Реформистское сознание было, как хорошо известно, описано Грамши как «двойственное» и «противоречивое»: с одной стороны, оно принимает долговременное существование системы, с другой – противостоит результатам ее функционирования. Наиболее базовое выражение этого противоречия – принятие рабочими системы наемного труда и вместе с тем нежелание принять тот конкретный уровень заработной платы, который им предлагается; но оно распространяется на все аспекты общественной жизни. Рабочие остаются националистами в той мере, в какой они остаются реформистами. И с точки зрения капиталистического класса отдельных стран такое их состояние абсолютно необходимо; иначе всегда есть опасность, что рабочие станут идентифицировать себя не с «национальными» интересами государства, в котором им привелось оказаться, а с интересами класса, к которому они обречены принадлежать независимо от случайных обстоятельств географического расположения. Поэтому национализм не следует рассматривать как нечто такое, что «появляется» лишь во время сепаратистских движение, с одной стороны, фашистских или империалистических проявлений – с другой: капиталистическая система порождает национализм как необходимое, повседневное условие продолжения своего существования. Она развивает новые структурные возможности, новые формы опыта и новые психологические потребности у людей, которые должны работать на фабриках и жить в городах. Именно эту потребность в некотором коллективном чувстве принадлежности, чтобы преодолеть эффекты отчуждения, потребность в психологической компенсации травм, наносимых капиталистическим обществом, и удовлетворяет национализм – в отсутствие революционного классового сознания, но в связке с реформистским классовым сознанием. Можно сказать, что источники национального сознания связаны с возникновением «ансамбля идентичностей», адекватного историческим условиям отчуждения, ставшего всеобщим; но потребности, порожденные капиталистической индустриализацией, сохраняются, пока сохраняется сама система.

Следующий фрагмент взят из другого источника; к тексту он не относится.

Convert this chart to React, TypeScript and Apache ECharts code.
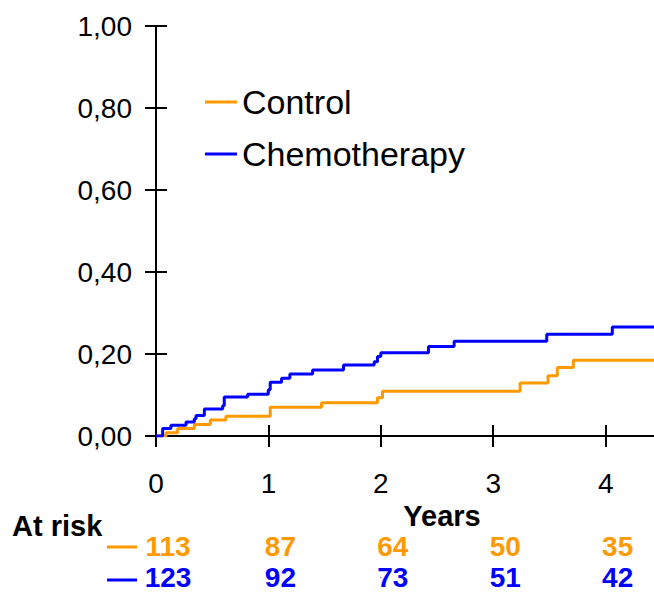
import React, { useEffect, useRef } from "react";
import * as echarts from "echarts";

const FONT = "'Liberation Sans', Arial, Helvetica, sans-serif";
const ORANGE = "#FF9900";
const BLUE = "#0000FF";
const X_MAX = 4.43;

const seriesNames = ["Control", "Chemotherapy"];

const controlTimes = [0, 0.089, 0.193, 0.341, 0.483, 0.622, 1.016, 1.473, 1.97, 2.015, 3.239, 3.487, 3.57, 3.713, 4.43];
const controlValues = [0, 0.008, 0.018, 0.028, 0.039, 0.048, 0.07, 0.081, 0.093, 0.109, 0.129, 0.147, 0.167, 0.185, 0.185];

const chemoTimes = [0, 0.059, 0.133, 0.267, 0.341, 0.356, 0.43, 0.593, 0.607, 0.815, 0.999, 1.016, 1.117, 1.191, 1.393, 1.668, 1.941, 1.97, 2.0, 2.424, 2.652, 3.476, 4.059, 4.43];
const chemoValues = [0, 0.018, 0.026, 0.034, 0.042, 0.05, 0.066, 0.074, 0.095, 0.102, 0.113, 0.131, 0.141, 0.151, 0.161, 0.173, 0.181, 0.194, 0.203, 0.218, 0.231, 0.248, 0.266, 0.266];

const xTickValues = [0, 1, 2, 3, 4];
const riskYears = [0, 1, 2, 3, 4];
const controlAtRisk = [113, 87, 64, 50, 35];
const chemoAtRisk = [123, 92, 73, 51, 42];

const yTicks = { min: 0, max: 1, interval: 0.2 };

export default function App() {
  const ref = useRef<HTMLDivElement>(null);

  useEffect(() => {
    if (!ref.current) return;
    const chart = echarts.init(ref.current, null, { renderer: "svg" });

    const pair = (ts: number[], vs: number[]) => ts.map((t, i) => [t, vs[i]]);
    const riskData = (name: string, arr: number[]) =>
      riskYears.map((y, i) => [y, name, arr[i]]);

    const baseX = {
      type: "value",
      min: 0,
      max: X_MAX,
      interval: 1,
      splitLine: { show: false },
    };
    const baseY = {
      type: "value",
      min: yTicks.min,
      max: yTicks.max,
      interval: yTicks.interval,
      splitLine: { show: false },
    };
    const axisLineStyle = { color: "#000", width: 2 };

    const riskLabel = (color: string) => ({
      show: true,
      position: "inside",
      offset: [12, 0],
      formatter: (p: any) => String(p.value[2]),
      fontSize: 28,
      fontWeight: "bold",
      fontFamily: FONT,
      color,
      opacity: 1,
    });

    chart.setOption({
      animation: false,
      grid: [
        { left: 156, right: 0, top: 26, bottom: 157 },
        { left: 156, right: 0, top: 530.5, height: 66 },
      ],
      xAxis: [
        {
          ...baseX,
          gridIndex: 0,
          position: "bottom",
          axisLine: { show: true, lineStyle: axisLineStyle },
          axisTick: { show: true, length: 11, lineStyle: axisLineStyle, customValues: xTickValues },
          axisLabel: {
            fontSize: 28,
            color: "#000",
            fontFamily: FONT,
            margin: 33,
            customValues: xTickValues,
            formatter: (v: number) => (Number.isInteger(v) ? String(v) : ""),
          },
        },
        {
          ...baseX,
          gridIndex: 0,
          position: "bottom",
          axisLine: { show: false },
          axisTick: {
            show: true,
            inside: true,
            length: 11,
            lineStyle: axisLineStyle,
            customValues: xTickValues,
          },
          axisLabel: { show: false },
        },
        { ...baseX, gridIndex: 1, show: false },
      ],
      yAxis: [
        {
          ...baseY,
          gridIndex: 0,
          position: "left",
          axisLine: { show: true, lineStyle: axisLineStyle },
          axisTick: { show: true, length: 11, lineStyle: axisLineStyle },
          axisLabel: {
            fontSize: 28,
            color: "#000",
            fontFamily: FONT,
            margin: 24,
            formatter: (v: number) => v.toFixed(2).replace(".", ","),
          },
        },
        {
          ...baseY,
          gridIndex: 0,
          position: "left",
          axisLine: { show: false },
          axisTick: { show: true, inside: true, length: 11, lineStyle: axisLineStyle },
          axisLabel: { show: false },
        },
        {
          type: "category",
          gridIndex: 1,
          data: seriesNames,
          inverse: true,
          show: false,
        },
      ],
      legend: {
        data: seriesNames,
        orient: "vertical",
        left: 200,
        top: 77,
        itemWidth: 32,
        itemHeight: 3,
        itemGap: 12,
        icon: "rect",
        textStyle: { fontSize: 34, color: "#000", fontFamily: FONT, lineHeight: 40 },
        selectedMode: false,
      },
      series: [
        {
          name: seriesNames[0],
          type: "line",
          step: "end",
          xAxisIndex: 0,
          yAxisIndex: 0,
          showSymbol: false,
          color: ORANGE,
          lineStyle: { color: ORANGE, width: 3 },
          data: pair(controlTimes, controlValues),
        },
        {
          name: seriesNames[1],
          type: "line",
          step: "end",
          xAxisIndex: 0,
          yAxisIndex: 0,
          showSymbol: false,
          color: BLUE,
          lineStyle: { color: BLUE, width: 3 },
          data: pair(chemoTimes, chemoValues),
        },
        {
          name: "risk-control",
          type: "scatter",
          xAxisIndex: 2,
          yAxisIndex: 2,
          symbolSize: 1,
          itemStyle: { color: ORANGE, opacity: 1 },
          label: riskLabel(ORANGE),
          data: riskData(seriesNames[0], controlAtRisk),
        },
        {
          name: "risk-chemo",
          type: "scatter",
          xAxisIndex: 2,
          yAxisIndex: 2,
          symbolSize: 1,
          itemStyle: { color: BLUE, opacity: 1 },
          label: riskLabel(BLUE),
          data: riskData(seriesNames[1], chemoAtRisk),
        },
      ],
      graphic: [
        {
          type: "text",
          x: 442,
          y: 516,
          style: {
            text: "Years",
            fontSize: 29,
            fontWeight: "bold",
            fontFamily: FONT,
            fill: "#000",
            align: "center",
            verticalAlign: "middle",
          },
        },
        {
          type: "text",
          x: 12,
          y: 526,
          style: {
            text: "At risk",
            fontSize: 29,
            fontWeight: "bold",
            fontFamily: FONT,
            fill: "#000",
            align: "left",
            verticalAlign: "middle",
          },
        },
        {
          type: "line",
          shape: { x1: 107, y1: 547, x2: 137, y2: 547 },
          style: { stroke: ORANGE, lineWidth: 3 },
        },
        {
          type: "line",
          shape: { x1: 107, y1: 580, x2: 137, y2: 580 },
          style: { stroke: BLUE, lineWidth: 3 },
        },
      ],
    });

    return () => chart.dispose();
  }, []);

  return (
    <div
      ref={ref}
      style={{ position: "fixed", left: 0, top: 0, width: 654, height: 593, background: "#fff" }}
    />
  );
}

Государству абсолютно необходимо обеспечить лояльность к себе, и средством для этого является нация. Рабочих часто просят принять как должное рост процентных ставок, снижение заработной платы и урезание социальных услуг или участие в империалистических войнах, но никогда – ради капитализма, всегда – ради какой-либо нации, «национального интереса». Не только государство призывает к этому. Сами организации рабочего класса укрепляют реформистское классовое сознание в национальном контексте. На самом элементарном уровне это происходит потому, что такие организации не склонны бросать вызов национализму, в рамках которого осуществляется политический дискурс, из страха быть «заклейменными» как непатриоты. Но важнее то, что они стремятся опредеять политику или влиять на нее в рамках существующего национального государства. Таким образом, как правило, противоречивый характер реформистского мировоззрения «усваивается» национализмом.
"Неолиберализму могут быть нужны нации, но он не требует существования каких-то конкретных наций."
В противовес распространенному допущению о том, что неолиберализм не нуждается в государстве, Вы не только считаете, что государство ему нужно, но и утверждаете, говоря словами Дэвида Харви, что «для выживания неолиберальное государство нуждается в определенного сорта национализме» (David Harvey, A Brief History of Neoliberalism. New York: Oxford University Press, 2005, p. 85; рус. пер.: Д. Харви. Краткая история неолиберализма: актуальное прочтение. М.: Поколение, 2007, с. 116). Не могли бы Вы пояснить эту связь?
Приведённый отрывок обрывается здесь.